Courtesy of Wall Street Journal |
Yes, unemployment is a complex and multi-layered issue, with a mixture of long-term structural factors and short-term economic factors. As labor productivity goes up, businesses can use fewer staff to generate a profit; labor is less mobile than it used to be because many people are stuck in homes with underwater mortgages and cannot move; the housing market (and therefore construction) is stuck in a medium-long term rut; our educational system does not produce workers with the high-tech skills that many businesses need (also in today's WSJ: U.S. Business Leaders Press Senate Panel for More Work Visas); executives are uncertain about the effects of Obama-care, Dodd-Frank, etc, etc.
However, I wonder how much this might have to do with incentives that are out of wack. Corporations focus on setting up a proper compensation system so that senior executives' incentives are aligned with shareholder's incentives --basically CEOs and other fat cats are paid very little in wages and receive most of their compensation in stock or options. Executives make more when profits go up. But regular employees simply receive a wage, and executives have every incentive to reduce costs (i.e., other people's salaries) as much as possible.
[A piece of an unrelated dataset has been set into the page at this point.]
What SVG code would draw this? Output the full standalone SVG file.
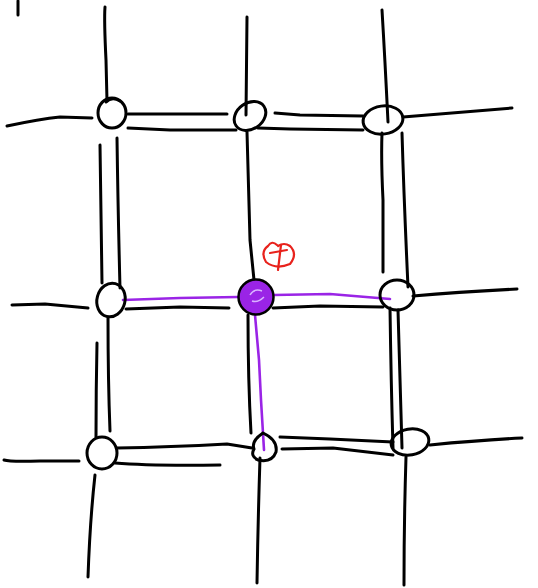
<svg xmlns="http://www.w3.org/2000/svg" width="538" height="588" viewBox="0 0 538 588">
<style>
.k{fill:none;stroke:#000;stroke-width:3;stroke-linecap:round;stroke-linejoin:round}
.n{fill:none;stroke:#000;stroke-width:3}
.p{fill:none;stroke:#9a24e6;stroke-width:2.6;stroke-linecap:round}
.r{fill:none;stroke:#e8221c;stroke-width:2.2;stroke-linecap:round;stroke-linejoin:round}
</style>
<rect width="538" height="588" fill="#fff"/>
<g id="connectors">
<path class="k" d="M18 1 L18 15"/>
<!-- top verticals -->
<path class="k" d="M105 7 Q104 20 106 60 L107 101"/>
<path class="k" d="M247 17 L246 115"/>
<path class="k" d="M382 10 Q385 60 388 122"/>
<!-- row 1 horizontals -->
<path class="k" d="M7 126 Q40 119 60 117 L92 118"/>
<path class="k" d="M128 114 L170 114 L227 114"/>
<path class="k" d="M128 128 L170 130 L236 130"/>
<path class="k" d="M258 128 L290 129 L363 130"/>
<path class="k" d="M275 113 L300 115 L363 116"/>
<path class="k" d="M403 117 Q450 113 512 108"/>
<!-- between row1 and row2 -->
<path class="k" d="M100 145 Q101 210 102 283"/>
<path class="k" d="M117 138 Q118 210 120 288"/>
<path class="k" d="M247 132 Q249 200 250 240 L254 280"/>
<path class="k" d="M382 133 Q381 160 383 200 L383 272"/>
<path class="k" d="M402 133 Q404 200 408 287"/>
<!-- row 2 horizontals -->
<path class="k" d="M12 305 L45 304 L88 308"/>
<path class="k" d="M126 309 L180 307 L229 308"/>
<path class="k" d="M273 308 L320 306 L383 307"/>
<path class="k" d="M413 296 Q460 292 517 289"/>
<!-- between row2 and row3 -->
<path class="k" d="M97 343 Q96 390 96 437"/>
<path class="k" d="M108 317 Q108 380 110 431"/>
<path class="k" d="M248 315 Q248 380 251 433"/>
<path class="k" d="M390 308 Q391 380 393 448"/>
<path class="k" d="M398 310 Q400 380 402 448"/>
<!-- row 3 horizontals -->
<path class="k" d="M4 460 Q10 462 40 461 L79 461"/>
<path class="k" d="M117 448 Q170 447 227 444 L252 448"/>
<path class="k" d="M115 463 Q150 466 220 465"/>
<path class="k" d="M280 437 L330 439 L393 442"/>
<path class="k" d="M282 449 L333 448 L393 455"/>
<path class="k" d="M430 445 Q480 440 522 438"/>
<!-- bottom verticals -->
<path class="k" d="M95 475 Q90 520 88 577"/>
<path class="k" d="M260 458 Q258 520 257 583"/>
<path class="k" d="M406 457 Q404 520 404 585"/>
<!-- purple path -->
<path class="p" d="M123 300 L180 298 L238 297"/>
<path class="p" d="M274 295 L330 294 L390 299"/>
<path class="p" d="M255 315 L259 360 L261 400 L264 450"/>
</g>
<g id="node-r1c1"><ellipse class="n" cx="112" cy="113" rx="14" ry="15"/><path class="k" d="M106 102 Q112 96 120 101"/></g>
<g id="node-r1c2"><ellipse class="n" cx="250" cy="116" rx="17" ry="13" transform="rotate(-35 250 116)"/></g>
<g id="node-r1c3"><ellipse class="n" cx="383" cy="120" rx="20" ry="14" transform="rotate(-8 383 120)"/></g>
<g id="node-r2c1"><ellipse class="n" cx="111" cy="300" rx="14" ry="17" transform="rotate(15 111 300)"/></g>
<g id="node-r2c2">
<circle cx="256" cy="297" r="17.5" fill="#9a24e6" stroke="#000" stroke-width="2.5"/>
<path d="M250 295 Q254 288 262 291 M252 301 Q258 303 264 297" fill="none" stroke="#d9b3ff" stroke-width="1.5"/>
</g>
<g id="node-r2c3"><ellipse class="n" cx="397" cy="295" rx="17" ry="15"/></g>
<g id="node-r3c1"><ellipse class="n" cx="102" cy="453" rx="15" ry="16"/></g>
<g id="node-r3c2"><path class="n" d="M263 433 Q278 440 276 452 Q272 463 258 460 Q250 456 254 449 Q251 441 263 433 Z"/></g>
<g id="node-r3c3"><ellipse class="n" cx="410" cy="442" rx="19" ry="13" transform="rotate(-10 410 442)"/></g>
<g id="mark">
<path class="r" d="M277 245 Q272 240 268 246 Q260 252 266 262 Q276 270 290 264 Q298 254 290 246 Q284 242 278 246"/>
<path class="r" d="M270 253 L287 250"/>
<path class="r" d="M281 245 L278 270"/>
</g>
</svg>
My first question which has nagged at me as I studied corporate governance: why the big difference between senior executives and other employees? In the end, aren't they all supposed to make an important contribution? As a customer, if I go into a Starbucks, the performance of the guy making the coffee is much more important to me than the performance of the CFO--why does the corporate governance structure make a qualitative distinction between the two? Why are a few people given the privilege of having their compensation "aligned with the shareholders' interests" --which means they may have earnings measured in the millions-- while others have earnings measured in the tens of thousands, and can get canned at the drop of a hat, by some brilliant new cost-cutting executive?
Executives have a big incentive to cut costs and get rich in the process. But isn't there some benefit to having long-term stable, loyal employees, to treating employees as valued partners, not to mention the "Corporate Social Responsibility" that many corporations preach in their annual reports? Perhaps so, but my sense is that these are factors that will generate benefits over the long term--years and decades-- and require patience and skill to capitalize on. Cutting heads, if it can be done without driving customers away in the short term, generates a quick jump in the bottom line. Traditionally, another big disincentive to laying people off wholesale were the unions, which have all but disappeared in the private sector. No, I do not advocate a system like Spain's, where unions made it nearly impossible to fire under-performing employees, thus leading to an 10% structural unemployment rate (now around 20% due to the bursting of their real estate bubble). But look at the growing discrepancy in pay between executives and line employees in the US, look at the gap between rich and poor, look at corporate profits, and look at the unemployment rate. And then maybe take a look at the tax structure.
Executives who get paid mostly in stock or options make most of their income from capital gains, which are taxed at 15%. Other employees get salaries, which are taxed based on a sliding scale, with a maximum rate of 35% (25% for incomes between $34,500 and $83,600). This is the U.S. government doing its part to make employee wages even more expensive for corporations, relative to what they pay executives, therefore increasing the incentive to use salaried employees as little as possible. Is this really what we want to be doing?
Why can't we have a fair, simple tax structure which values work as well as deal-making? And why can't we have an informed, well-educated work force? Is this too much to ask?